ST. LOUIS -- For most of his career, Gary Bennett has been a low-profile backup catcher. Not this weekend.
Bennett won a game for St. Louis with two outs in the ninth for the second straight day, hitting a grand slam Sunday night to give the Cardinals a 10-6 victory over the Chicago Cubs.
"It's 4 years old on Christmas morning, that's the feeling," Bennett said. "You're rounding third and you see everybody jumping up and down.
"Other than the World Series. ... I guess that would feel better."
Bennett hit the game-winning single in a 2-1 victory Saturday and topped that with his first career grand slam off Bob Howry (3-5). It's his second career game-winning homer and the Cardinals' first game-winning slam since David Eckstein beat the Braves on Aug. 7, 2005.
"I've been in a lot of pennant races and you always have some unlikely heroes," Cubs manager Dusty Baker said. "Gary Bennett was the hero of this series.
"He's about as hot as I've ever seen him. Dang!"
It was the fourth homer of the year for Bennett. All have come since Aug. 18.
"What a weekend he's had," Cardinals manager Tony La Russa said. "We did a lot of little things really well, and some big things."
The Cardinals rebounded after getting swept by the Mets in a three-game series at New York and pulled from a virtual tie in the NL Central entering the weekend to a three-game lead over Cincinnati.
St. Louis beat up on 29-year-old rookie Les Walrond, a Cardinals 13th-round draft pick in 1998 who didn't make it out of the third in his first career start, although Jeff Weaver failed to hold a 6-3 lead.
Jacque Jones homered for the Cubs but also committed a three-base fielding error that allowed Scott Rolen to circle the bases on an RBI single in the first. The Cubs, who swept the Cardinals in two earlier series, finished 11-8 against St. Louis but have lost seven of eight overall.
Albert Pujols singled to start the ninth and he was running on the pitch on Rolen's groundout up the middle, sliding in safely to avoid a double play. Juan Encarnacion beat out an infield hit for his fourth single as Pujols advanced on shortstop Ronny Cedeno's throw, and Ronnie Belliard walked to load the bases.
Aaron Miles grounded into a force play at home with the Cubs' defense playing in before Bennett, getting regular duty with starting catcher Yadier Molina sidelined by a strained right elbow, hit a 1-0 pitch over the left-field wall. Bennett was 7-for-10 in the series.
"I threw a pitch down the middle of the plate to their hottest hitter," Howry said. "And he hit it out."
Braden Looper (7-1) worked a scoreless ninth for St. Louis.

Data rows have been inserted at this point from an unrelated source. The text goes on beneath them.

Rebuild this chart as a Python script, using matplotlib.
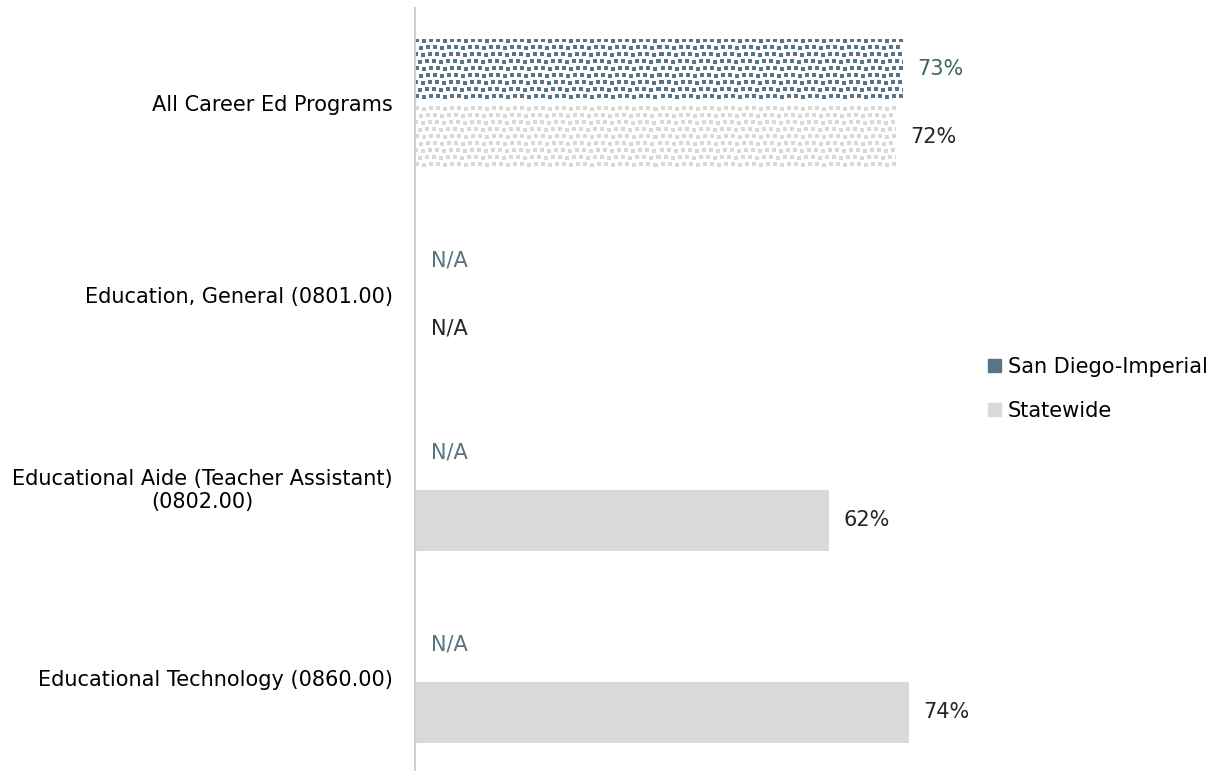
import numpy as np
import matplotlib.pyplot as plt
from matplotlib.colors import to_rgb
from matplotlib.patches import Patch

# chart data
categories = ['All Career Ed Programs',
              'Education, General (0801.00)',
              'Educational Aide (Teacher Assistant)\n(0802.00)',
              'Educational Technology (0860.00)']
series = ['San Diego-Imperial', 'Statewide']
region_vals = [73, None, None, None]
state_vals = [72, None, 62, 74]

region_color = '#587485'
state_color = '#D9D9D9'
region_label_color = '#3B6657'
region_na_color = '#587485'
state_label_color = '#262626'

plt.rcParams['font.family'] = ['DejaVu Sans']
plt.rcParams['font.size'] = 15

fig = plt.figure(figsize=(12.21, 7.71), dpi=100)
ax = fig.add_axes([0.34, 0.0, 0.459, 0.99])
ax.set_xlim(0, 84)
ax.set_ylim(3.4825, -0.4955)

y = np.arange(len(categories))
off = 0.176
h = 0.316


def pattern_fill(ax, rect, color, bg='white'):
    # small staggered squares, like the office "confetti" fill
    x0, y0 = rect.get_x(), rect.get_y()
    w, hh = rect.get_width(), rect.get_height()
    (px0, py0), (px1, py1) = ax.transData.transform([(x0, y0), (x0 + w, y0 + hh)])
    nx, ny = int(round(abs(px1 - px0))), int(round(abs(py1 - py0)))
    rr, cc = np.mgrid[0:ny, 0:nx]
    row = rr // 7
    shift = np.choose(row % 4, [0, 3, 1, 4])
    col = (cc + shift) // 7
    jit = (col % 3 == 1).astype(int)
    mask = (((cc + shift) % 7) < 4) & (((rr - jit) % 7) < 4)
    img = np.where(mask[..., None], np.array(to_rgb(color)), np.array(to_rgb(bg)))
    im = ax.imshow(img, extent=(x0, x0 + w, y0 + hh, y0), aspect='auto',
                   interpolation='none', zorder=2)
    im.set_clip_path(rect)


for i, (rv, sv) in enumerate(zip(region_vals, state_vals)):
    yr = y[i] - off
    ys = y[i] + off
    hatched = (i == 0)
    if rv is not None:
        b = ax.barh(yr, rv, height=h, color='white' if hatched else region_color,
                    linewidth=0, zorder=1)[0]
        if hatched:
            pattern_fill(ax, b, region_color)
        ax.text(rv + 2.2, yr, f'{rv}%', va='center', ha='left', color=region_label_color)
    else:
        ax.text(2.4, yr, 'N/A', va='center', ha='left', color=region_na_color)
    if sv is not None:
        b = ax.barh(ys, sv, height=h, color='white' if hatched else state_color,
                    linewidth=0, zorder=1)[0]
        if hatched:
            pattern_fill(ax, b, state_color)
        ax.text(sv + 2.2, ys, f'{sv}%', va='center', ha='left', color=state_label_color)
    else:
        ax.text(2.4, ys, 'N/A', va='center', ha='left', color=state_label_color)

ax.set_xlim(0, 84)
ax.set_ylim(3.4825, -0.4955)
ax.set_yticks(y)
ax.set_yticklabels(categories, multialignment='center', color='#000000')
ax.tick_params(axis='y', length=0, pad=16)
ax.set_xticks([])
for s in ['top', 'right', 'bottom']:
    ax.spines[s].set_visible(False)
ax.spines['left'].set_color('#D0D0D0')
ax.spines['left'].set_linewidth(1.5)

handles = [Patch(color=region_color), Patch(color=state_color)]
fig.legend(handles, series, loc='center left', bbox_to_anchor=(988 / 1221, 1 - 389 / 771),
           frameon=False, handlelength=0.6, handleheight=0.6, handletextpad=0.35,
           labelspacing=1.15, borderaxespad=0, borderpad=0)

fig.savefig('out.png', dpi=100)
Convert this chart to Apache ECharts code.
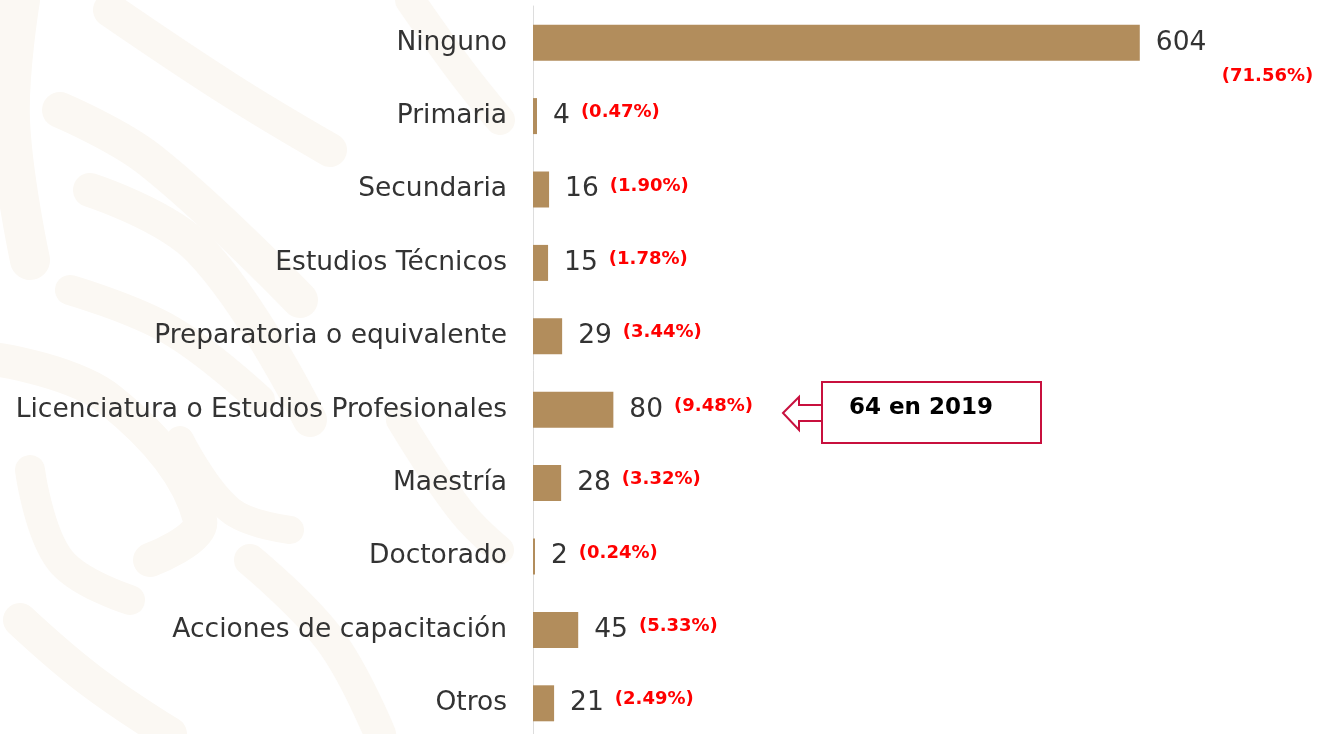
<!DOCTYPE html>
<html><head><meta charset="utf-8">
<script src="https://cdn.jsdelivr.net/npm/echarts@6/dist/echarts.min.js"></script>
<style>html,body{margin:0;padding:0;background:#fff}#c{width:1319px;height:734px}</style>
</head><body><div id="c"></div>
<script>
const categories = ["Ninguno","Primaria","Secundaria","Estudios Técnicos","Preparatoria o equivalente","Licenciatura o Estudios Profesionales","Maestría","Doctorado","Acciones de capacitación","Otros"];
const values = [604,4,16,15,29,80,28,2,45,21];
const percents = ["(71.56%)","(0.47%)","(1.90%)","(1.78%)","(3.44%)","(9.48%)","(3.32%)","(0.24%)","(5.33%)","(2.49%)"];
const noteText = "64 en 2019";

const FONT = "DejaVu Sans";
const chart = echarts.init(document.getElementById('c'), null, {renderer:'canvas'});
const barColor = '#b28d5c';
const wm = '#fbf8f3';
const data = values.map((v,i)=>{
  const item = {value:v};
  if(i===0){
    item.label = {formatter: '{v|{c}}'};
  }
  return item;
});
function band(pts, w){
  return {type:'polyline', z:-10, silent:true, shape:{points:pts, smooth:0.4},
    style:{stroke:wm, lineWidth:w, lineCap:'round', lineJoin:'round', fill:null}};
}
const option = {
  backgroundColor:'#ffffff',
  animation:false,
  grid:{left:533, top:6, right:133, height:734, outerBoundsMode:'none', containLabel:false},
  xAxis:{type:'value', min:0, max:650, show:false},
  yAxis:{type:'category', data:categories, inverse:true,
    axisLine:{show:true, lineStyle:{color:'#dddddd', width:1}},
    axisTick:{show:false},
    axisLabel:{margin:26, color:'#333333', fontFamily:FONT, fontSize:26.5, fontWeight:'normal'}
  },
  series:[{
    type:'bar', data:data, barWidth:36, itemStyle:{color:barColor},
    label:{show:true, position:'right', distance:16,
      formatter:(p)=>'{v|'+p.value+'}{p|'+percents[p.dataIndex]+'}',
      rich:{
        v:{color:'#333333', fontFamily:FONT, fontSize:26.5},
        p:{color:'#ff0000', fontFamily:FONT, fontSize:18, fontWeight:'bold', padding:[0,0,7,11]}
      }
    }
  },{
    type:'scatter', data:[[values[0], categories[0]]], symbolSize:0, silent:true,
    itemStyle:{opacity:1},
    label:{show:true, position:'right', offset:[77,34], formatter:()=>percents[0],
      color:'#ff0000', fontFamily:FONT, fontSize:18, fontWeight:'bold'}
  }],
  graphic:[
    band([[20,0],[10,120],[30,260]], 40),
    band([[110,10],[230,90],[330,150]], 34),
    band([[60,110],[150,160],[300,300]], 36),
    band([[90,190],[200,250],[310,420]], 34),
    band([[70,290],[170,330],[260,400]], 30),
    band([[0,360],[110,400],[200,520],[150,560]], 34),
    band([[30,470],[60,560],[130,600]], 30),
    band([[180,440],[230,510],[290,530]], 28),
    band([[20,620],[90,680],[170,734]], 34),
    band([[250,560],[330,640],[380,734]], 32),
    band([[400,420],[460,510],[500,550]], 28),
    band([[410,0],[460,70],[500,120]], 30),
    {type:'polygon', shape:{points:[[783,413],[799,397],[799,405],[823,405],[823,421],[799,421],[799,430]]},
     style:{fill:'#ffffff', stroke:'#c8103e', lineWidth:2}},
    {type:'rect', shape:{x:822, y:382, width:219, height:61},
     style:{fill:'#ffffff', stroke:'#c8103e', lineWidth:2}},
    {type:'text', x:921, y:408, style:{text:noteText, fill:'#000000', font:'bold 23px "'+FONT+'"', textAlign:'center', textVerticalAlign:'middle'}}
  ]
};
chart.setOption(option);
</script></body></html>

Weaver allowed five runs on seven hits in 6 1-3 innings. In his last start, he coughed up all but two runs of a six-run cushion and got no decision in a loss at New York. He did help himself against the Cubs with a two-run single during St. Louis' four-run third.
The Cubs tied it in the seventh on Aramis Ramirez's run-scoring groundout off Adam Wainwright and Jones' infield hit off Tyler Johnson.
Several big plays by the Cardinals' defense made it tough for the Cubs to catch up, including Pujols' running basket catch of Matt Murton's pop fly to shallow right and Rolen's lunging grab of Ramirez' drive down the third-base line with two on and two outs, both plays coming in the second. Encarnacion added two diving catches, both times denying Cedeno a hit, in the fourth and eighth.
Walrond, recalled from Triple-A Iowa to replace the injured Ryan O'Malley in the rotation, lasted 2 2-3 innings and gave up six runs, five earned, on seven hits. He's the 18th rookie starter used by the Cubs this month, the most by the franchise since 1902.
Walrond said with a little luck, he wouldn't have placed such a burden on the bullpen.
"I hated to see those guys come in early," Walrond said. "That's the main thing I'm disappointed about."
Notes: Pujols had been an 0-for-16 slump at home, the longest drought of his career according to the Elias Sports Bureau, before reaching on an infield hit in the third. ... Jones has committed a career-high six errors, one more than his previous worst in four seasons. ... In two starts against the Cubs, Weaver has allowed nine runs on 17 hits in 12 innings with no decisions. ... The Cubs have used 14 starters, one shy of the franchise high set in several seasons.